One senses that this is his goal - not to be didactic, but to open players' eyes. In fact, the games are tested in a room where the designers can watch players' reactions. Rand concurs: "You look at someone like CS Lewis, where there's a good story but another level underlying it. It's not beating in your head with some kind of lesson, but it's there for those who have eyes to see it. There was a level of frustration, even with Myst and Riven, that there wasn't a lot of meaning. There was an intent to put some in, but we struggled with learning the tools and just getting it done."

It was a relief, he says, when Riven was finally finished last autumn, to be able to say to Cyan staff, some of whom had worked 18-hour days for a year: "Go home and enjoy life."
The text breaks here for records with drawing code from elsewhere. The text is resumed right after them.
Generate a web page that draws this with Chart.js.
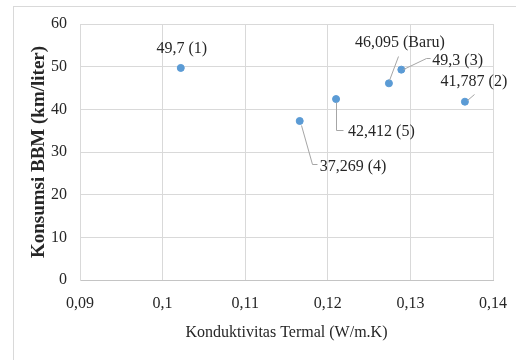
<!DOCTYPE html>
<html>
<head>
<meta charset="utf-8">
<script src="https://cdn.jsdelivr.net/npm/chart.js@4/dist/chart.umd.min.js"></script>
<style>
  body { margin: 0; background: #fff; }
  #wrap { width: 516px; height: 360px; }
</style>
</head>
<body>
<div id="wrap"><canvas id="chart" width="516" height="360"></canvas></div>
<script>
// data
const sampel = ['1', '2', '3', '4', '5', 'Baru'];
const konduktivitas = [0.1022, 0.1366, 0.1289, 0.1166, 0.1210, 0.1274];
const konsumsi = [49.7, 41.787, 49.3, 37.269, 42.412, 46.095];

const xTicks = [0.09, 0.10, 0.11, 0.12, 0.13, 0.14];
const yTicks = [0, 10, 20, 30, 40, 50, 60];

const FONT = "'Liberation Serif', 'Times New Roman', serif";
const TEXT = '#262626';

const fmt = v => String(Number(v.toFixed(3))).replace('.', ',');

// where each data label sits relative to its point, plus its leader line
const labelPos = [
  { dx: 1, dy: -19, align: 'center', leader: [] },
  { dx: 9, dy: -20, align: 'center', leader: [[2, -2], [9, -8]] },
  { dx: 31, dy: -9, align: 'left', leader: [[2, -1], [25, -12], [29, -12]] },
  { dx: 20, dy: 46, align: 'left', leader: [[1, 4], [12, 43], [17, 43]] },
  { dx: 12, dy: 33, align: 'left', leader: [[0, 3], [0, 31], [7, 31]] },
  { dx: 11, dy: -41, align: 'center', leader: [[0, -3], [9, -27]] }
];

const frame = {
  id: 'frame',
  beforeDraw(chart) {
    const ctx = chart.ctx;
    ctx.save();
    ctx.fillStyle = '#fff';
    ctx.fillRect(0, 0, chart.width, chart.height);
    ctx.strokeStyle = '#d9d9d9';
    ctx.lineWidth = 1;
    ctx.strokeRect(13.5, 6.5, 700, 700);
    ctx.restore();
  }
};

const dataLabels = {
  id: 'dataLabels',
  afterDatasetsDraw(chart) {
    const ctx = chart.ctx;
    const meta = chart.getDatasetMeta(0);
    ctx.save();
    meta.data.forEach((pt, i) => {
      const p = labelPos[i];
      if (p.leader.length) {
        ctx.strokeStyle = '#a6a6a6';
        ctx.lineWidth = 1;
        ctx.beginPath();
        p.leader.forEach(([lx, ly], k) => {
          const px = Math.round(pt.x + lx) + 0.5;
          const py = Math.round(pt.y + ly) + 0.5;
          if (k === 0) ctx.moveTo(px, py); else ctx.lineTo(px, py);
        });
        ctx.stroke();
      }
      ctx.fillStyle = TEXT;
      ctx.font = '16px ' + FONT;
      ctx.textAlign = p.align;
      ctx.textBaseline = 'middle';
      ctx.fillText(fmt(konsumsi[i]) + ' (' + sampel[i] + ')', pt.x + p.dx, pt.y + p.dy);
    });
    ctx.restore();
  }
};

new Chart(document.getElementById('chart'), {
  type: 'scatter',
  data: {
    datasets: [{
      data: konduktivitas.map((x, i) => ({ x: x, y: konsumsi[i] })),
      backgroundColor: '#5b9bd5',
      borderColor: '#5b9bd5',
      pointRadius: 3.5,
      pointHoverRadius: 3.5
    }]
  },
  options: {
    responsive: false,
    animation: false,
    layout: { padding: { top: 24, right: 23, left: 0, bottom: 0 } },
    plugins: {
      legend: { display: false },
      tooltip: { enabled: false }
    },
    scales: {
      x: {
        type: 'linear',
        min: xTicks[0],
        max: xTicks[xTicks.length - 1],
        afterBuildTicks: axis => { axis.ticks = xTicks.map(v => ({ value: v })); },
        afterFit: axis => {
          axis.height = 80;
          axis.paddingLeft = 0;
          axis.paddingRight = 0;
        },
        grid: { color: '#d9d9d9', drawTicks: false },
        border: { color: '#c4c4c4' },
        ticks: {
          padding: 14,
          color: TEXT,
          font: { family: FONT, size: 16 },
          callback: v => String(Number(v.toFixed(2))).replace('.', ',')
        },
        title: {
          display: true,
          text: 'Konduktivitas Termal (W/m.K)',
          color: TEXT,
          font: { family: FONT, size: 16 },
          padding: { top: 0, bottom: 18 }
        }
      },
      y: {
        min: yTicks[0],
        max: yTicks[yTicks.length - 1],
        afterBuildTicks: axis => { axis.ticks = yTicks.map(v => ({ value: v })); },
        afterFit: axis => {
          axis.width = 80;
          axis.paddingTop = 0;
          axis.paddingBottom = 0;
        },
        grid: { color: '#d9d9d9', drawTicks: false },
        border: { color: '#d9d9d9' },
        ticks: {
          padding: 13,
          color: TEXT,
          font: { family: FONT, size: 16 }
        },
        title: {
          display: true,
          text: 'Konsumsi BBM (km/liter)',
          color: TEXT,
          font: { family: FONT, size: 19, weight: 'bold' },
          padding: { top: 28, bottom: 0 }
        }
      }
    }
  },
  plugins: [frame, dataLabels]
});
</script>
</body>
</html>
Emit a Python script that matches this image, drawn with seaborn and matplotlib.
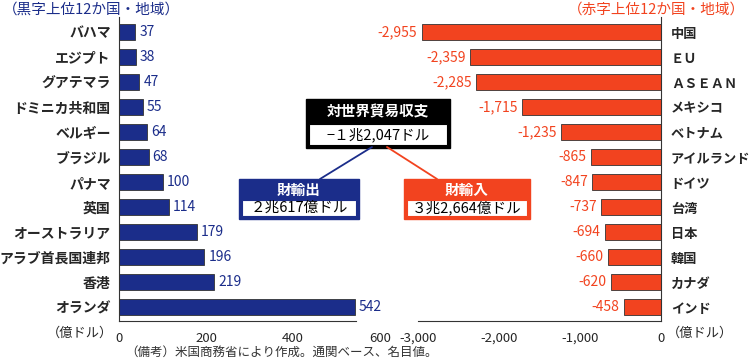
import matplotlib
matplotlib.use('Agg')
import matplotlib.pyplot as plt
import seaborn as sns
from matplotlib.patches import Rectangle
from matplotlib.lines import Line2D

# Data
surplus_names = ['バハマ', 'エジプト', 'グアテマラ', 'ドミニカ共和国', 'ベルギー', 'ブラジル',
                 'パナマ', '英国', 'オーストラリア', 'アラブ首長国連邦', '香港', 'オランダ']
surplus_vals = [37, 38, 47, 55, 64, 68, 100, 114, 179, 196, 219, 542]
deficit_names = ['中国', 'ＥＵ', 'ＡＳＥＡＮ', 'メキシコ', 'ベトナム', 'アイルランド',
                 'ドイツ', '台湾', '日本', '韓国', 'カナダ', 'インド']
deficit_vals = [-2955, -2359, -2285, -1715, -1235, -865, -847, -737, -694, -660, -620, -458]
left_ticks = [0, 200, 400, 600]
right_ticks = [-3000, -2000, -1000, 0]

BLUE = '#1b2d8a'
RED = '#f2431f'

sns.set_style('white')
plt.rcParams['font.family'] = ['Noto Sans CJK JP', 'DejaVu Sans']

W, H = 752, 362
fig = plt.figure(figsize=(W / 100, H / 100), dpi=100)


def fx(x):
    return x / W


def fy(y):
    return 1 - y / H


top, bot = 17, 321
ax1 = fig.add_axes([fx(119), fy(bot), fx(380 - 119), (bot - top) / H])
ax2 = fig.add_axes([fx(418), fy(bot), fx(661 - 418), (bot - top) / H])

# surplus
sns.barplot(x=surplus_vals, y=surplus_names, color=BLUE, saturation=1, width=0.64,
            edgecolor='#333333', linewidth=0.6, orient='h', ax=ax1)
ax1.set_xlim(0, 600)
ax1.set_ylim(11.55, -0.6)
ax1.bar_label(ax1.containers[0], labels=[f'{v:,}' for v in surplus_vals],
              padding=3, color=BLUE, fontsize=10)
ax1.set_xticks(left_ticks)
ax1.set_xticklabels([str(t) for t in left_ticks])
for s in ['top', 'right']:
    ax1.spines[s].set_visible(False)
ax1.spines['bottom'].set_bounds(0, 545)
ax1.tick_params(axis='y', length=0, pad=6, labelsize=10)
ax1.tick_params(axis='x', direction='in', length=4, pad=8, labelsize=9.5, width=0.8)
for lab in ax1.get_yticklabels():
    lab.set_fontweight('bold')

# deficit
sns.barplot(x=deficit_vals, y=deficit_names, color=RED, saturation=1, width=0.64,
            edgecolor='#333333', linewidth=0.6, orient='h', ax=ax2)
ax2.set_xlim(-3000, 0)
ax2.set_ylim(11.55, -0.6)
ax2.bar_label(ax2.containers[0], labels=[f'{v:,}' for v in deficit_vals],
              padding=3, color=RED, fontsize=10)
ax2.set_xticks(right_ticks)
ax2.set_xticklabels([f'{t:,}' for t in right_ticks])
ax2.yaxis.tick_right()
for s in ['top', 'left']:
    ax2.spines[s].set_visible(False)
ax2.tick_params(axis='y', length=0, pad=7, labelsize=9.5)
ax2.tick_params(axis='x', direction='in', length=4, pad=8, labelsize=9.5, width=0.8)
for lab in ax2.get_yticklabels():
    lab.set_fontweight('bold')

for ax in (ax1, ax2):
    ax.set_xlabel('')
    ax.set_ylabel('')
    ax.patch.set_alpha(0)
    for s in ax.spines.values():
        s.set_color('#333333')
        s.set_linewidth(0.8)

# headings and units
fig.text(fx(3), fy(10), '（黒字上位12か国・地域）', color=BLUE, fontsize=10.5, va='center')
fig.text(fx(745), fy(10), '（赤字上位12か国・地域）', color=RED, fontsize=10.5, va='center', ha='right')
fig.text(fx(113), fy(333), '（億ドル）', fontsize=9.5, va='center', ha='right')
fig.text(fx(667), fy(333), '（億ドル）', fontsize=9.5, va='center', ha='left')
fig.text(fx(125), fy(352), '（備考）米国商務省により作成。通関ベース、名目値。', fontsize=9,
         va='center', color='#333333')


def rect(x0, y0, x1, y1, fc, ec, lw):
    fig.add_artist(Rectangle((fx(x0), fy(y1)), fx(x1 - x0), (y1 - y0) / H,
                             transform=fig.transFigure, facecolor=fc, edgecolor=ec, linewidth=lw))


def box(x0, y0, x1, y1, color, head, body):
    rect(x0, y0, x1, y1, color, color, 1)
    mid = (y0 + y1) / 2 + 1
    rect(x0 + 3, mid, x1 - 3, y1 - 3, 'white', color, 0.8)
    fig.text(fx((x0 + x1) / 2), fy((y0 + mid) / 2), head, color='white', fontsize=10.5,
             fontweight='bold', ha='center', va='center')
    fig.text(fx((x0 + x1) / 2), fy((mid + y1 - 3) / 2), body, color='black', fontsize=10.5,
             ha='center', va='center')


# connector lines
fig.add_artist(Line2D([fx(372), fx(320)], [fy(147), fy(179)], color=BLUE, lw=1.3,
                      transform=fig.transFigure))
fig.add_artist(Line2D([fx(387), fx(437)], [fy(147), fy(179)], color=RED, lw=1.3,
                      transform=fig.transFigure))

box(306, 99, 450, 148, 'black', '対世界貿易収支', '−１兆2,047ドル')
box(239, 179, 359, 219, BLUE, '財輸出', '２兆617億ドル')
box(404, 179, 530, 219, RED, '財輸入', '３兆2,664億ドル')

plt.savefig('out.png', dpi=100)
Rand himself still lives in a trailer with his family in the woods near Spokane; he took a month off after Riven and went to Hawaii for a break. Even now, he is recovering from the strain of getting the product on to the market, where it has been received with rapture. He indicates, albeit obliquely, that he and Robyn have come to some kind of impasse, or divergence of ways. Riven was the fulfilment of a goal; what next? A book? (Myst- related novels have already appeared.) A film? Robyn, apparently, is intrigued by the idea. Otherwise, they have been working on small projects.

"Computer games is a diverging, rather than a converging market. There are so many shoot-'em-ups," says Rand. He advises would-be designers to concentrate on innovation rather than cave in to popular demand. "I don't see barriers but opportunities; we look at where technology is going and see new areas. One is obviously the Internet, where things are not static, not stamped on to a CD-Rom. But it's all early days because there's not enough bandwidth, It's hard to predict, but just seeing the potential is amazing."

However long it takes, the Miller brothers' audience will hold their breath. With so many potential worlds out there, it's only a matter of time before they open another window.